Data_Sheet_1_Professionals' Views and Experiences of Using Rehabilitation Robotics With Stroke Survivors: A Mixed Methods Survey.pdf (1.04 MB)
Download file

Data_Sheet_1_Professionals' Views and Experiences of Using Rehabilitation Robotics With Stroke Survivors: A Mixed Methods Survey.pdf

Download (1.04 MB)
dataset
posted on 11.11.2021, 04:50 by Lutong Li, Sarah Tyson, Andrew Weightman

Objective: To understand the reason for low implementation of clinical and home-based rehabilitation robots and their potential.

Design: Online questionnaire (November 2020 and February 2021).

Subjects: A total of 100 professionals in stroke rehabilitation area were involved (Physiotherapists n = 62, Occupation therapists n = 35).

Interventions: Not applicable.

Main Measures: Descriptive statistics and thematic content analysis were used to analyze the responses: 1. Participants' details, 2. Professionals' views and experience of using clinical rehabilitation robots, 3. Professionals' expectation and concerns of using home-based rehabilitation robots.

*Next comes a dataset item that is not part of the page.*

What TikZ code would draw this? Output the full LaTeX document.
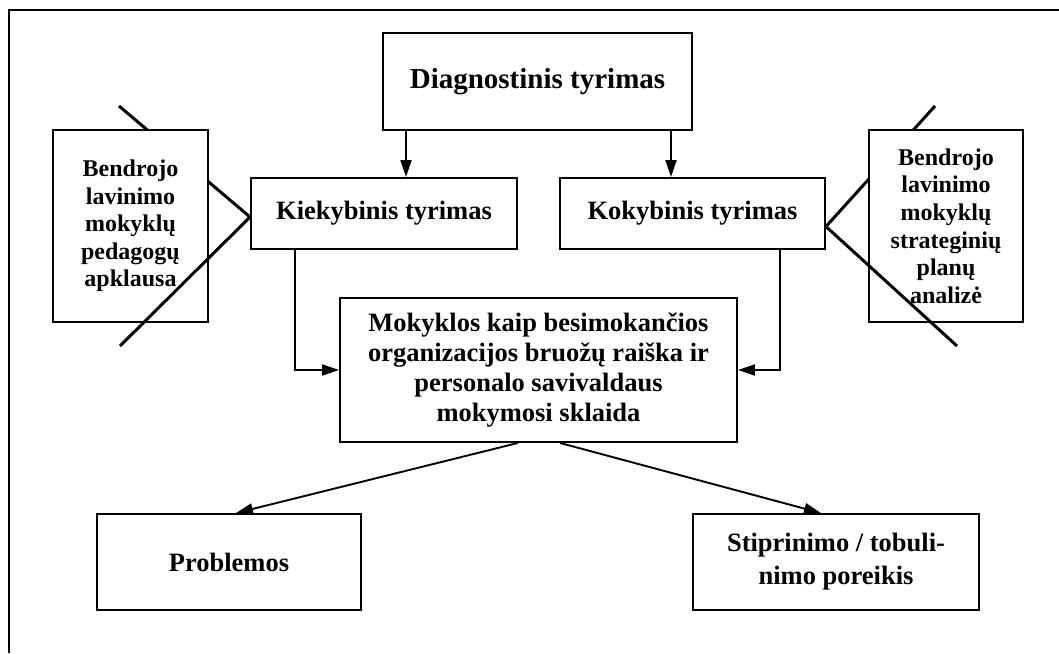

Results: Of 100 responses, 37 had experience of rehabilitation robots. Professionals reported that patients enjoyed using them and they increased accessibility, autonomy, and convenience especially when used at home. The main emergent themes were: “aims and objectives for rehabilitation robotics,” “requirements” (functional, software, and safety), “cost,” “patient factors” (contraindications, cautions, and concerns), and “staff issues” (concerns and benefits). The main benefits of rehabilitation robots were that they provided greater choice for therapy, increased the amount/intensity of treatment, and greater motivation to practice. Professionals perceived logistical issues (ease of use, transport, and storage), cost and limited adaptability to patients' needs to be significant barriers to tier use, whilst acknowledging they can reduce staff workload to a certain extent.

Conclusion: The main reported benefit of rehabilitation robots were they increased the amount of therapy and practice after stroke. Ease of use and adaptability are the key requirements. High cost and staffing resources were the main barriers.